Large windows and light woodwork create a bright interior. Two standard electric overhead hatches bring in more natural light. The dinette, with a large table (44 by 24 inches), can seat four comfortably.
The companionway could use a handrail to guide you down the three steps leading below deck, where there’s a forward master stateroom, an amidships cabin and a stand-up head compartment. A scissor-action berth in the master gives you the option of a double or two singles. Eye-level windows and an overhead hatch draw in natural light.
The amidships cabin to port has a double, crawl-in berth and stowage. The inboard bunk is cozy, with 16 inches of headroom. The starboard-side head, with a separate shower and a vanity with a sink, has a shared entrance and a second entrance from the master stateroom.
Even without the electric motor, the Greenline 36, with its low-drag hull and modern diesel, is a fuel-efficient, environmentally friendlier coastal cruiser. The base price with the 370-hp Yanmar is $361,900; with the 220-hp Volvo Penta it’s $339,900. The hybrid model (Volvo Penta with 10-kW electric motor) is $374,800.

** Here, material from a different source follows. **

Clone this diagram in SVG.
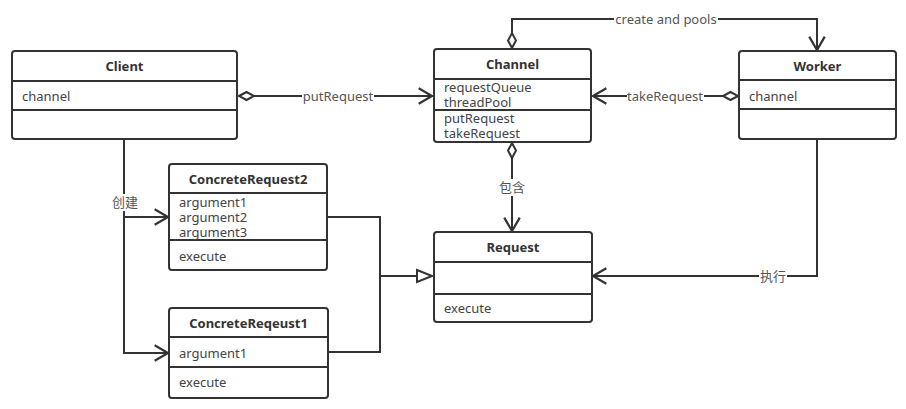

Air temperature: 80 F; humidity: 65 percent; seas: 2 feet; load: half fuel, half water, four persons. Speeds measured with on-board Raymarine GPS/chart plotter. GPH taken from on-board Yanmar digital gauge. Range is 90 percent of advertised fuel capacity. Sound levels taken at the helm with closed pilothouse.

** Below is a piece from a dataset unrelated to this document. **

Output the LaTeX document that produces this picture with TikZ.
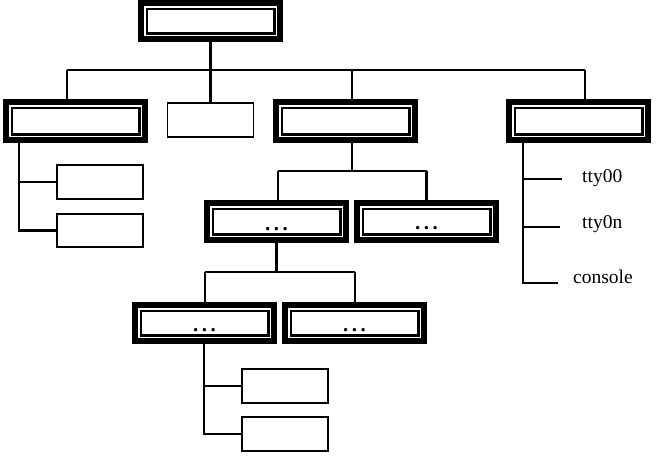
\documentclass[tikz,border=0pt]{standalone}
\usepackage{fontspec}
\setmainfont{Liberation Serif}
\newcommand{\tridots}{.\hspace{3.6pt}.\hspace{3.6pt}.}
\begin{document}
\begin{tikzpicture}[x=1pt,y=-1pt,
 thickbox/.style={fill=black, inner sep=0pt, outer sep=0pt, minimum width=145pt, minimum height=44pt,
  path picture={\fill[white] ([shift={(6pt,6pt)}]path picture bounding box.south west) rectangle ([shift={(-6pt,-6pt)}]path picture bounding box.north east);
  \draw[black,line width=2.5pt] ([shift={(8.75pt,8.75pt)}]path picture bounding box.south west) rectangle ([shift={(-8.75pt,-8.75pt)}]path picture bounding box.north east);}},
 thinbox/.style={draw, line width=1.2pt, minimum width=86pt, minimum height=34pt, inner sep=0pt, outer sep=0pt},
 conn/.style={line width=2.2pt},
 conn2/.style={line width=1.7pt},
 dots/.style={font=\bfseries\fontsize{21}{22}\selectfont, inner sep=0pt, anchor=base},
 lbl/.style={font=\fontsize{19.5}{20}\selectfont, inner sep=0pt, anchor=base west}
]
\useasboundingbox (0,0) rectangle (669,463);
% boxes
\node[thickbox, minimum height=42pt] (T) at (210.5,21) {};
\node[thickbox] (A) at (75.5,121) {};
\node[thinbox] (B) at (210.5,120) {};
\node[thickbox] (C) at (345.5,121) {};
\node[thickbox] (D) at (578.5,121) {};
\node[thinbox] (A1) at (100,182) {};
\node[thinbox, minimum height=33pt] (A2) at (100,230.5) {};
\node[thickbox, minimum height=43pt] (C1) at (276.5,221.5) {};
\node[thickbox, minimum height=43pt] (C2) at (426.5,221.5) {};
\node[thickbox, minimum height=42pt] (C1a) at (204.5,323) {};
\node[thickbox, minimum height=42pt] (C1b) at (354.5,323) {};
\node[thinbox] (C1a1) at (285,386) {};
\node[thinbox] (C1a2) at (285,434) {};
% dots
\node[dots] (C1t) at (276.5,230) {\tridots};
\node[dots] (C2t) at (426.5,229.5) {\tridots};
\node[dots] (C1at) at (204.5,331) {\tridots};
\node[dots] (C1bt) at (354.5,331) {\tridots};
% labels
\node[lbl] (L1) at (582,182) {tty00};
\node[lbl] (L2) at (582,228.5) {tty0n};
\node[lbl] (L3) at (573,283) {console};
% level 1 connectors
\coordinate (busL) at (67,70);
\coordinate (busR) at (585,70);
\coordinate (busC) at (352,70);
\draw[conn] (T.south) -- (B.north);
\draw[conn] (busL) -- (busR);
\draw[conn] (busL) -- (busL |- A.north);
\draw[conn] (busC) -- (busC |- C.north);
\draw[conn] (busR) -- (busR |- D.north);
% C children
\coordinate (c1bus) at (278,171);
\coordinate (c2bus) at (426.5,171);
\draw[conn] (busC |- C.south) -- (busC |- c1bus);
\draw[conn] (c1bus) -- (c2bus);
\draw[conn] (c1bus) -- (c1bus |- C1.north);
\draw[conn] (c2bus) -- (c2bus |- C2.north);
% C1 children
\coordinate (l3a) at (205,272);
\coordinate (l3b) at (355,272);
\draw[conn] (C1.south) -- (C1.south |- l3a);
\draw[conn] (l3a) -- (l3b);
\draw[conn] (l3a) -- (l3a |- C1a.north);
\draw[conn] (l3b) -- (l3b |- C1b.north);
% C1a children
\coordinate (cs) at (204,0);
\draw[conn] (cs |- C1a.south) -- (cs |- C1a2.west) -- (C1a2.west);
\draw[conn] (cs |- C1a1.west) -- (C1a1.west);
% A children
\coordinate (as) at (19,0);
\draw[conn] (as |- A.south) -- (as |- A2.west) -- (A2.west);
\draw[conn] (as |- A1.west) -- (A1.west);
% D children
\coordinate (ds) at (523,0);
\coordinate (e1) at (562,179);
\coordinate (e2) at (560,227);
\coordinate (e3) at (558,283);
\draw[conn2] (ds |- D.south) -- (ds |- e3) -- (e3);
\draw[conn2] (ds |- e1) -- (e1);
\draw[conn2] (ds |- e2) -- (e2);
\end{tikzpicture}
\end{document}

Bow and stern thrusters, solar pack (four panels), navigation and communications package, reverse-cycle air conditioning, full-size refrigerator/freezer, microwave oven, ceramic stove, water heater, transom shower, teak decking, inverter/charger, anchor with windlass.

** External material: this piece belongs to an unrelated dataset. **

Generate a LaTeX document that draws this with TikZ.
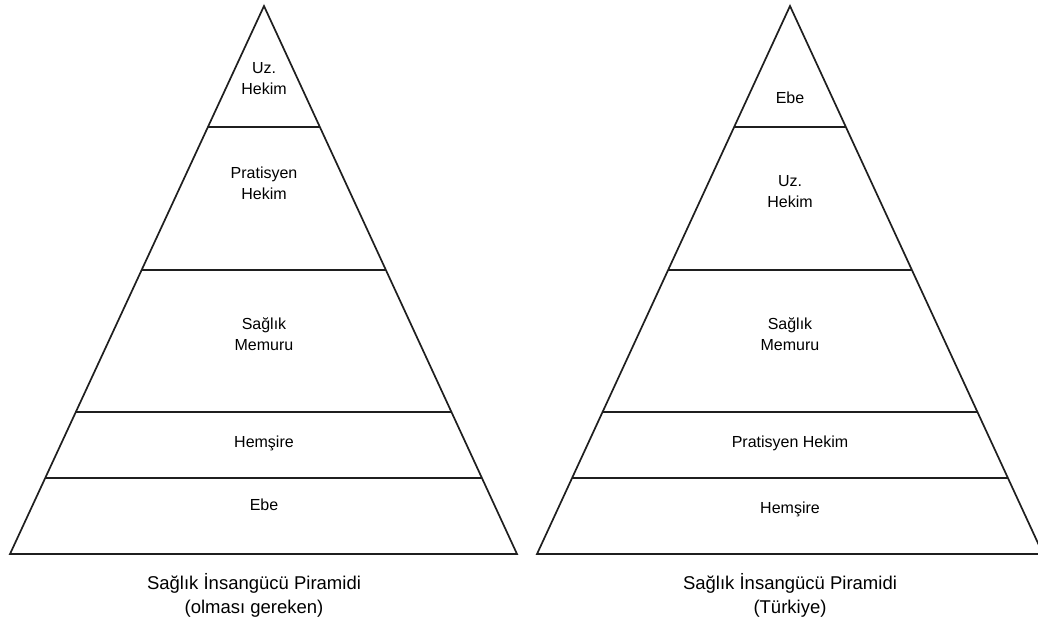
\documentclass[tikz,border=0pt]{standalone}
\usepackage{fontspec}
\setmainfont{Liberation Sans}
\usetikzlibrary{calc}
\begin{document}
\begin{tikzpicture}[x=1pt,y=-1pt,
  edge/.style={line width=1.7pt,draw=black!88,line join=miter},
  lbl/.style={align=center,font=\fontsize{16}{21}\selectfont,inner sep=0pt},
  captxt/.style={align=center,font=\fontsize{18.5}{24}\selectfont,inner sep=0pt}]
\useasboundingbox (0,0) rectangle (1038,621);
\clip (0,0) rectangle (1038,621);
% left pyramid
\coordinate (LA) at (264,6);
\coordinate (LL) at (10,554);
\coordinate (LR) at (517,554);
\draw[edge] (LA) -- (LL) -- (LR) -- cycle;
\foreach \t [count=\i] in {0.2208,0.4818,0.7409,0.8613}{
  \draw[edge] ($(LA)!\t!(LL)$) coordinate (LS\i) -- ($(LA)!\t!(LR)$) coordinate (LE\i);
}
\node[lbl] (l1) at (264,79) {Uz.\\Hekim};
\node[lbl] (l2) at (264,183) {Pratisyen\\Hekim};
\node[lbl] (l3) at (264,334) {Sağlık\\Memuru};
\node[lbl] (l4) at (264,443) {Hemşire};
\node[lbl] (l5) at (264,505) {Ebe};
\node[captxt] (lc) at (254,595) {Sağlık İnsangücü Piramidi\\(olması gereken)};
% right pyramid
\coordinate (RA) at (790,6);
\coordinate (RL) at (537,554);
\coordinate (RR) at (1043,554);
\draw[edge] (RA) -- (RL) -- (RR) -- cycle;
\foreach \t [count=\i] in {0.2208,0.4818,0.7409,0.8613}{
  \draw[edge] ($(RA)!\t!(RL)$) coordinate (RS\i) -- ($(RA)!\t!(RR)$) coordinate (RE\i);
}
\node[lbl] (r1) at (790,98) {Ebe};
\node[lbl] (r2) at (790,192) {Uz.\\Hekim};
\node[lbl] (r3) at (790,334) {Sağlık\\Memuru};
\node[lbl] (r4) at (790,443) {Pratisyen Hekim};
\node[lbl] (r5) at (790,509) {Hemşire};
\node[captxt] (rc) at (790,595) {Sağlık İnsangücü Piramidi\\(Türkiye)};
\end{tikzpicture}
\end{document}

A Winning Combination By Chris Landry Casting off the bowlines, the Greenline 40 crept silently out of her slip and glided toward the Intracoastal Waterway. We had barely left the dock, and I was already experiencing the joys of green boating. Twin electric motors pushed the hybrid cruiser at 5 knots. I took the wheel from Dennis Rhodes, Greenline’s U.S. sales manager, who had set up the demo ride for me at Harbour Towne Marina in Dania Beach, Florida. If you’re looking for an adrenaline rush, driving an electric boat probably isn’t your thing. But if you enjoy the sense of being enveloped in nature and close to the water, you’ll be thrilled by the Greenline’s quiet performance. The electric propulsion lets you enter and exit marinas and anchorages in silence, with zero emissions. How cool is that? It’s also very relaxing, and that’s a big part of why many of us go boating. I tried to measure the decibel level of the electric engines, but the meter only registered the gurgle of a small wake running from the transom. The hybrid propulsion system on the Greenline 40 consists of twin 220-hp Volvo Penta D3 diesels and twin 15-hp electric motors — conjoined by a hydraulic clutch — and a lithium battery bank. At the maximum speed of 6.5 knots, battery power will last about two hours for a range of about 13 nautical miles. She’s much more efficient at about 4 knots, where the batteries will last five hours for a range of about 20 nautical miles. Switching from electric to diesel takes a few seconds. Put the electric engines in neutral, turn the diesel/electric switch to diesel, wait three seconds for the clutch to engage, and push the start buttons. It’s that easy. Most boaters will choose to run on diesel between destinations and use the electric motors to get in and out of harbors or explore scenic shorelines. It’s a winning combination.